Cruzar la puerta de un aeropuerto hace que entres en un espacio donde miles de pequeños universos conviven pacíficamente, donde cada persona representa su propio mundo y lo desplaza a otro lugar con poco más que una maleta y lo puesto.
Mi curiosidad me hace imaginar qué se esconde detrás de cada abrazo o lágrima que veo que se lleva a cabo en esos encuentros. Ver a una pareja fundirse en un efusivo beso me lleva a pensar que hace semanas e incluso meses que no se ven y que lo necesitaban, que la continuidad se marca así, con esperas y llegadas del uno y el otro.

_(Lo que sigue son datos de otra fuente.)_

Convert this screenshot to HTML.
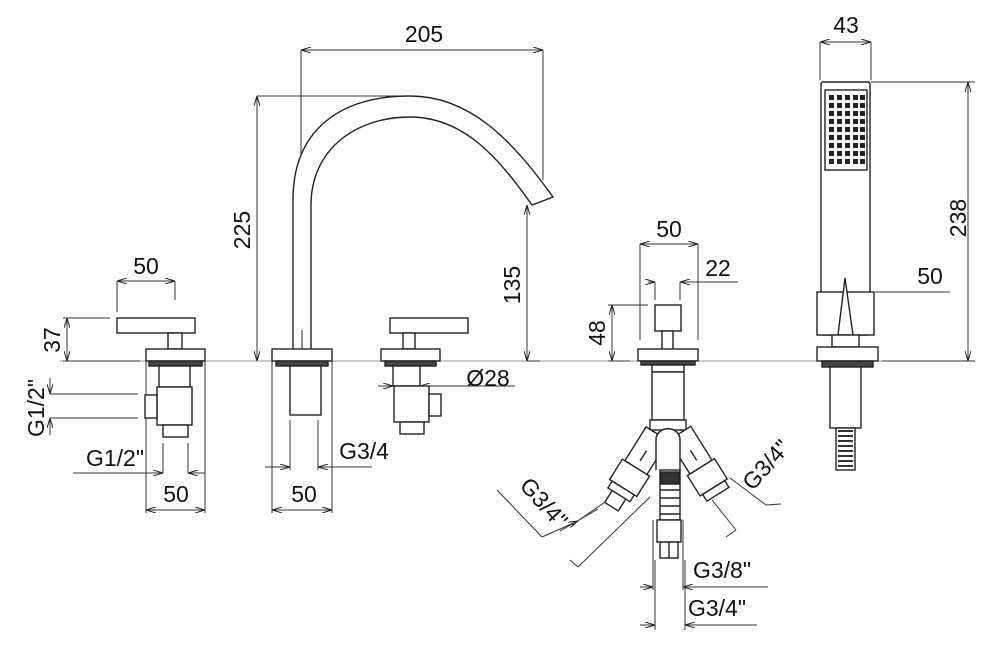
<!DOCTYPE html>
<html><head><meta charset="utf-8"><style>
html,body{margin:0;padding:0;background:#fff;}
svg{display:block;}
text{font-family:"Liberation Sans",Arial,sans-serif;font-size:23px;fill:#111;}
</style></head><body>
<svg width="1000" height="663" viewBox="0 0 1000 663" xmlns="http://www.w3.org/2000/svg">
<defs>
<marker id="a" viewBox="0 0 10 6" refX="10" refY="3" markerWidth="10" markerHeight="6" orient="auto-start-reverse" markerUnits="userSpaceOnUse"><path d="M0,0 L10,3 L0,6" fill="none" stroke="#222" stroke-width="1"/></marker>
</defs>
<g fill="none" stroke="#999" stroke-width="1">
<line x1="60" y1="361" x2="975" y2="361"/>
</g>
<!-- dimension lines -->
<g fill="none" stroke="#333" stroke-width="1">
<!-- left valve -->
<line x1="117" y1="281" x2="175" y2="281" marker-start="url(#a)" marker-end="url(#a)"/>
<line x1="117" y1="281" x2="117" y2="312"/><line x1="175" y1="281" x2="175" y2="300"/>
<line x1="67" y1="318" x2="67" y2="361" marker-start="url(#a)" marker-end="url(#a)"/>
<line x1="63" y1="318" x2="110" y2="318"/><line x1="63" y1="361" x2="140" y2="361"/>
<line x1="50" y1="378" x2="50" y2="394" marker-end="url(#a)"/>
<line x1="50" y1="435" x2="50" y2="418" marker-end="url(#a)"/>
<line x1="50" y1="394" x2="138" y2="394"/><line x1="50" y1="418" x2="138" y2="418"/>
<line x1="73" y1="473" x2="163" y2="473" marker-end="url(#a)"/>
<line x1="205" y1="473" x2="188" y2="473" marker-end="url(#a)"/>
<line x1="163" y1="443" x2="163" y2="473"/><line x1="188" y1="443" x2="188" y2="473"/>
<line x1="146" y1="510" x2="205" y2="510" marker-start="url(#a)" marker-end="url(#a)"/>
<line x1="146" y1="361" x2="146" y2="513"/><line x1="205" y1="361" x2="205" y2="513"/>
<!-- spout -->
<line x1="301" y1="50" x2="543" y2="50" marker-start="url(#a)" marker-end="url(#a)"/>
<line x1="301" y1="50" x2="301" y2="230"/><line x1="543" y1="50" x2="543" y2="180"/>
<line x1="257" y1="96" x2="257" y2="361" marker-start="url(#a)" marker-end="url(#a)"/>
<line x1="257" y1="96" x2="405" y2="96"/>
<line x1="527" y1="205" x2="527" y2="361" marker-start="url(#a)" marker-end="url(#a)"/>
<line x1="527" y1="361" x2="540" y2="361"/>
<line x1="272" y1="510" x2="332" y2="510" marker-start="url(#a)" marker-end="url(#a)"/>
<line x1="272" y1="361" x2="272" y2="513"/><line x1="332" y1="361" x2="332" y2="513"/>
<line x1="265" y1="467" x2="290" y2="467" marker-end="url(#a)"/>
<line x1="372" y1="467" x2="318" y2="467" marker-end="url(#a)"/>
<line x1="290" y1="420" x2="290" y2="470"/><line x1="318" y1="420" x2="318" y2="470"/>
<line x1="378" y1="386" x2="393" y2="386" marker-end="url(#a)"/>
<line x1="515" y1="386" x2="420" y2="386" marker-end="url(#a)"/>
<!-- mixer -->
<line x1="640" y1="244" x2="698" y2="244" marker-start="url(#a)" marker-end="url(#a)"/>
<line x1="640" y1="244" x2="640" y2="340"/><line x1="698" y1="244" x2="698" y2="340"/>
<line x1="648" y1="282" x2="655" y2="282" marker-end="url(#a)"/>
<line x1="738" y1="282" x2="680" y2="282" marker-end="url(#a)"/>
<line x1="655" y1="282" x2="655" y2="300"/><line x1="680" y1="282" x2="680" y2="300"/>
<line x1="612" y1="305" x2="612" y2="361" marker-start="url(#a)" marker-end="url(#a)"/>
<line x1="608" y1="305" x2="648" y2="305"/><line x1="608" y1="361" x2="630" y2="361"/>
<line x1="640" y1="587" x2="653" y2="587" marker-end="url(#a)"/>
<line x1="768" y1="587" x2="683" y2="587" marker-end="url(#a)"/>
<line x1="653" y1="520" x2="653" y2="590"/><line x1="683" y1="520" x2="683" y2="590"/>
<line x1="640" y1="625" x2="655" y2="625" marker-end="url(#a)"/>
<line x1="757" y1="625" x2="685" y2="625" marker-end="url(#a)"/>
<line x1="655" y1="560" x2="655" y2="630"/><line x1="685" y1="560" x2="685" y2="630"/>
<!-- left diagonal dims -->
<line x1="497" y1="490" x2="542" y2="537"/>
<line x1="542" y1="537" x2="578" y2="521" marker-end="url(#a)"/>
<line x1="570" y1="560" x2="578" y2="567"/>
<line x1="578" y1="567" x2="650" y2="497"/>
<line x1="572" y1="525" x2="608" y2="500"/>
<line x1="560" y1="531" x2="598" y2="509"/>
<!-- right diagonal -->
<line x1="730" y1="478" x2="766" y2="505"/>
<line x1="766" y1="505" x2="781" y2="504"/>
<line x1="712" y1="500" x2="736" y2="530"/>
<line x1="736" y1="530" x2="726" y2="537"/>
<!-- hand shower -->
<line x1="820" y1="42" x2="871" y2="42" marker-start="url(#a)" marker-end="url(#a)"/>
<line x1="820" y1="42" x2="820" y2="80"/><line x1="871" y1="42" x2="871" y2="80"/>
<line x1="968" y1="82" x2="968" y2="361" marker-start="url(#a)" marker-end="url(#a)"/>
<line x1="871" y1="82" x2="975" y2="82"/><line x1="882" y1="361" x2="975" y2="361"/>
<line x1="875" y1="292" x2="950" y2="292"/>
<line x1="817" y1="292" x2="817" y2="330"/><line x1="874" y1="292" x2="874" y2="330"/>
</g>
<!-- objects -->
<g fill="#fff" stroke="#222" stroke-width="1.4">
<!-- left valve -->
<rect x="117" y="318" width="78" height="15"/>
<rect x="168" y="333" width="14" height="16"/>
<rect x="146" y="349" width="59" height="12"/>
<rect x="149" y="361" width="53" height="5" fill="#444"/>
<rect x="159" y="366" width="31" height="21"/>
<rect x="157" y="387" width="35" height="38"/>
<rect x="145" y="395" width="12" height="23"/>
<rect x="163" y="425" width="25" height="12"/>
<!-- spout -->
<path d="M293 349 L293 200 C293 130 340 96 410 96 C470 96 512 140 553 197 L532 205 C500 160 465 117 410 117 C355 117 311 150 311 205 L311 349"/>
<line x1="302" y1="330" x2="302" y2="349" stroke-width="1"/>
<rect x="272" y="349" width="60" height="12"/>
<rect x="276" y="361" width="52" height="5" fill="#444"/>
<rect x="290" y="366" width="31" height="49"/>
<!-- right valve -->
<rect x="390" y="318" width="78" height="15"/>
<rect x="403" y="333" width="12" height="16"/>
<rect x="381" y="349" width="59" height="12"/>
<rect x="385" y="361" width="51" height="5" fill="#444"/>
<rect x="393" y="366" width="27" height="20"/>
<rect x="394" y="386" width="35" height="36"/>
<rect x="429" y="394" width="12" height="22"/>
<rect x="400" y="422" width="24" height="12"/>
<!-- mixer -->
<rect x="655" y="305" width="26" height="26"/>
<rect x="662" y="331" width="11" height="20"/>
<rect x="638" y="349" width="60" height="12"/>
<rect x="641" y="361" width="54" height="4" fill="#444"/>
<rect x="652" y="365" width="32" height="7"/>
<rect x="652" y="372" width="32" height="48"/>
<rect x="650" y="420" width="36" height="10"/>
<g transform="rotate(32 652 440)">
<rect x="640" y="432" width="26" height="40"/>
<rect x="637" y="472" width="32" height="24"/>
<rect x="640" y="496" width="26" height="8"/>
<rect x="645" y="504" width="16" height="14"/>
<line x1="653" y1="452" x2="653" y2="464"/>
</g>
<g transform="rotate(-32 684 440)">
<rect x="671" y="432" width="26" height="40"/>
<rect x="668" y="472" width="32" height="24"/>
<rect x="671" y="496" width="26" height="8"/>
<line x1="684" y1="452" x2="684" y2="464"/>
</g>
<path d="M656 470 L656 440 C656 425 680 425 680 440 L680 470"/>
<rect x="660" y="470" width="20" height="50"/>
<rect x="661" y="472" width="18" height="12" fill="#333"/>
<line x1="660" y1="490" x2="680" y2="490"/><line x1="660" y1="498" x2="680" y2="498"/><line x1="660" y1="506" x2="680" y2="506"/><line x1="660" y1="514" x2="680" y2="514"/>
<rect x="657" y="520" width="24" height="22"/>
<rect x="660" y="542" width="18" height="16"/>
<line x1="669" y1="542" x2="669" y2="558"/>
<!-- hand shower -->
<rect x="821" y="82" width="49" height="253" rx="2"/>
<rect x="825" y="90" width="42" height="80"/>
<rect x="817" y="292" width="57" height="43"/>
<path d="M838 335 L845 278 L853 335 Z"/>
<rect x="832" y="335" width="27" height="12"/>
<rect x="817" y="347" width="61" height="14"/>
<rect x="822" y="361" width="51" height="6" fill="#444"/>
<rect x="830" y="367" width="31" height="61"/>
<rect x="836" y="428" width="19" height="42"/>
</g>
<g fill="#333">
<path d="M838 430 h15 v2 h-15z M838 435 h15 v2 h-15z M838 440 h15 v2 h-15z M838 445 h15 v2 h-15z M838 450 h15 v2 h-15z M838 455 h15 v2 h-15z M838 460 h15 v2 h-15z M838 465 h15 v2 h-15z"/>
</g>
<g fill="#222" id="dots">
<g id="row"><rect x="829" y="95" width="5" height="5"/><rect x="837" y="95" width="5" height="5"/><rect x="845" y="95" width="5" height="5"/><rect x="853" y="95" width="5" height="5"/><rect x="860" y="95" width="5" height="5"/></g>
<use href="#row" y="8"/><use href="#row" y="16"/><use href="#row" y="24"/><use href="#row" y="32"/><use href="#row" y="40"/><use href="#row" y="48"/><use href="#row" y="56"/><use href="#row" y="64"/>
</g>
<!-- texts -->
<text x="146" y="274" text-anchor="middle">50</text>
<text transform="translate(60,340) rotate(-90)" text-anchor="middle">37</text>
<text transform="translate(44,408) rotate(-90)" text-anchor="middle">G1/2"</text>
<text x="115" y="466" text-anchor="middle">G1/2"</text>
<text x="176" y="502" text-anchor="middle">50</text>
<text x="424" y="42" text-anchor="middle">205</text>
<text transform="translate(250,230) rotate(-90)" text-anchor="middle">225</text>
<text transform="translate(520,285) rotate(-90)" text-anchor="middle">135</text>
<text x="304" y="502" text-anchor="middle">50</text>
<text x="364" y="459" text-anchor="middle">G3/4</text>
<text x="488" y="386" text-anchor="middle">Ø28</text>
<text x="669" y="237" text-anchor="middle">50</text>
<text x="718" y="276" text-anchor="middle">22</text>
<text transform="translate(605,333) rotate(-90)" text-anchor="middle">48</text>
<text x="722" y="578" text-anchor="middle">G3/8"</text>
<text x="717" y="616" text-anchor="middle">G3/4"</text>
<text transform="translate(538,508) rotate(48)" text-anchor="middle">G3/4"</text>
<text transform="translate(772,470) rotate(-48)" text-anchor="middle">G3/4"</text>
<text x="846" y="33" text-anchor="middle">43</text>
<text transform="translate(966,218) rotate(-90)" text-anchor="middle">238</text>
<text x="930" y="284" text-anchor="middle">50</text>
</svg>
</body></html>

Una señora de mediana edad no deja de mirar cómo el que supongo que es su hijo pasa el correspondiente control para embarcar en los próximos minutos. Tiene un diálogo interno que recopila los años de existencia del mismo y sobre los que se cuenta a sí misma lo rápido que ha pasado el tiempo, lo adulto que se ha hecho y aun así, lo indefenso que le ve.
Los aeropuertos están llenos de pequeñas y grandes historias efímeras que van y vienen de un lugar hacia otro y que, por norma general, no suponen el principal escenario que las alberga pero sí marcan un antes y un después.
Un viaje que va a suponer un cambio de residencia, el cierre de un contrato de cifras vertiginosas, la respuesta de si merece la pena o no cada día que pasa a su lado, la celebración de tu merecido fin de carrera...Son algunas de las cientos de posibilidades que albergan y que se reciclan de manera continua con cada vuelo que aterriza o despega.
La huella invisible de cada uno de los que transitan y llenan espacios de nadie y de todos, por siempre y nunca jamás, no son más que historias humanas que confluyen de forma paralela en una puerta de embarque, en una cafetería, o en el asiento que está a la espera de la próxima persona a la que acomodar.